Smart Moves with 529 Plans: Tax-Advantaged Education Savings Explained
- Josiah Caldwell
- 4 days ago
- 1 min read

Section 529 plans, long a cornerstone of education savings, are evolving. Today, college savings plans—more flexible and tax-advantaged than prepaid tuition programs—are in the spotlight for families planning higher education funding.
These plans let you invest funds in mutual funds, stocks, or bonds for a designated beneficiary’s college expenses—tuition, room and board, books, and more. Used properly, the distributions are income tax-free, thanks to a permanent change in federal tax law.
College savings plans differ from prepaid tuition plans in several ways:
Nationwide Usage: Use funds at any accredited college in the U.S.
Control: Account owners maintain control, including changing the beneficiary.
High Contribution Limits: Up to $95,000 per donor (or $190,000 if split with a spouse) can be contributed in a single year under gift-tax rules.
No Income Restrictions: High-income earners benefit from options often unavailable in other education savings methods.
Additionally, assets in these plans are treated as the account owner’s—not the student’s—for financial aid calculations.

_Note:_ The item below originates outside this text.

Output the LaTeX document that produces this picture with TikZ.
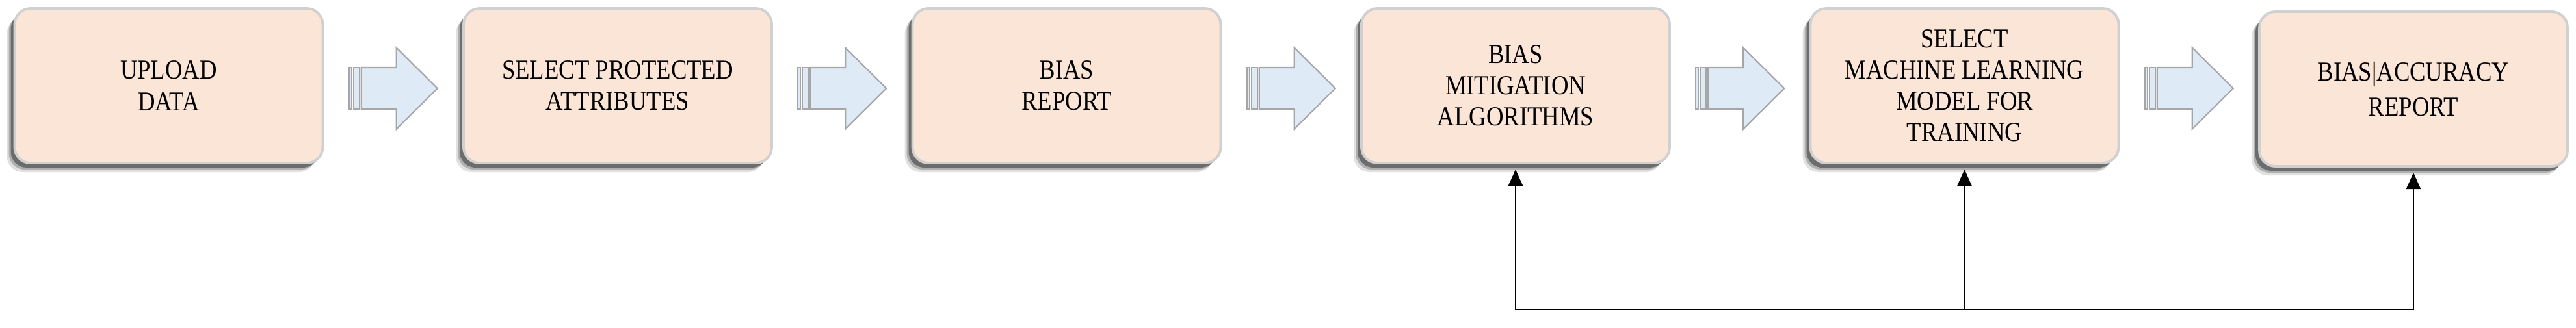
\documentclass[tikz,border=0pt]{standalone}
\usepackage{fontspec}
\setmainfont{Liberation Serif}[FakeStretch=0.87]
\usetikzlibrary{arrows.meta, positioning, calc, shadows}
\definecolor{peach}{HTML}{FBE5D6}
\definecolor{boxline}{HTML}{D0D0D0}
\definecolor{paleblue}{HTML}{DEEBF7}
\definecolor{arrgray}{HTML}{A6A6A6}

\begin{document}
\begin{tikzpicture}[
  >={Triangle[length=2.5mm, width=2.2mm]},
  stagebox/.style={
    draw=boxline, line width=1.1pt, fill=peach, rounded corners=7pt,
    minimum width=47.4mm, minimum height=23.8mm, align=center,
    font=\fontsize{12}{13.7}\selectfont, inner sep=4pt, outer sep=0pt,
    drop shadow={shadow xshift=-1.2mm, shadow yshift=-1.4mm, fill=black, opacity=0.12},
    drop shadow={shadow xshift=-0.9mm, shadow yshift=-1mm, fill=black, opacity=0.22},
    drop shadow={shadow xshift=-0.6mm, shadow yshift=-0.7mm, fill=black, opacity=0.38}
  },
  flowarr/.style={draw=arrgray, line width=0.6pt, fill=paleblue},
  fbarr/.style={->, line width=0.6pt, black, shorten >=1mm},
  node distance=21.65mm
]

% Frame
\useasboundingbox (0,0) rectangle (39.62,-5.04);

% =============================================
% Stages
% =============================================
\node[stagebox] (m1) at (2.595,-1.32) {UPLOAD\\DATA};
\node[stagebox, right=of m1] (m2) {SELECT PROTECTED\\ATTRIBUTES};
\node[stagebox, right=of m2] (m3) {BIAS\\REPORT};
\node[stagebox, right=of m3] (m4) {BIAS\\MITIGATION\\ALGORITHMS};
\node[stagebox, right=of m4] (m5) {SELECT\\MACHINE LEARNING\\MODEL FOR\\TRAINING};
\node[stagebox, right=of m5, yshift=-0.5mm, font=\fontsize{12}{15.6}\selectfont] (m6)
  {BIAS|ACCURACY\\REPORT};

% =============================================
% Block arrows between stages
% =============================================
\coordinate (arrowrow) at (0,-1.36);
\foreach \a/\b in {m1/m2, m2/m3, m3/m4, m4/m5, m5/m6} {
  \coordinate (gap) at ($(\a.east)!0.5!(\b.west)$);
  \begin{scope}[shift={(gap |- arrowrow)}]
    \draw[flowarr] (-0.68,-0.32) rectangle (-0.64,0.32);
    \draw[flowarr] (-0.61,-0.32) rectangle (-0.52,0.32);
    \draw[flowarr] (-0.49,-0.32) -- (0.05,-0.32) -- (0.05,-0.625) -- (0.68,0)
      -- (0.05,0.625) -- (0.05,0.32) -- (-0.49,0.32) -- cycle;
  \end{scope}
}

% =============================================
% Feedback lines
% =============================================
\coordinate (fbline) at (0,-4.77);
\coordinate (b4) at (m4.south |- fbline);
\coordinate (b5) at (m5.south |- fbline);
\coordinate (b6) at (m6.south |- fbline);

\draw[line width=0.6pt] (b4) -- (b6);
\draw[fbarr] (b4) -- (m4.south);
\draw[fbarr] (b5) -- (m5.south);
\draw[fbarr] (b6) -- (m6.south);

\end{tikzpicture}
\end{document}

Grandparents, notably, may benefit from better aid profiles by owning the plan.
Tax law now allows one penalty-free transfer between investment options per year, enhancing control. You can even use 529 plans for K-12 tuition—up to $10,000 annually—thanks to the Tax Cuts and Jobs Act.
Tips for Choosing a Plan:
Look at your own state’s plan first—it might offer tax breaks.
Compare investment options and fees—costs vary greatly.
Consider guaranteed-return plans to hedge market volatility.
Each state’s plan differs. Choosing the right one should align with your financial goals, tax situation, and long-term education plans.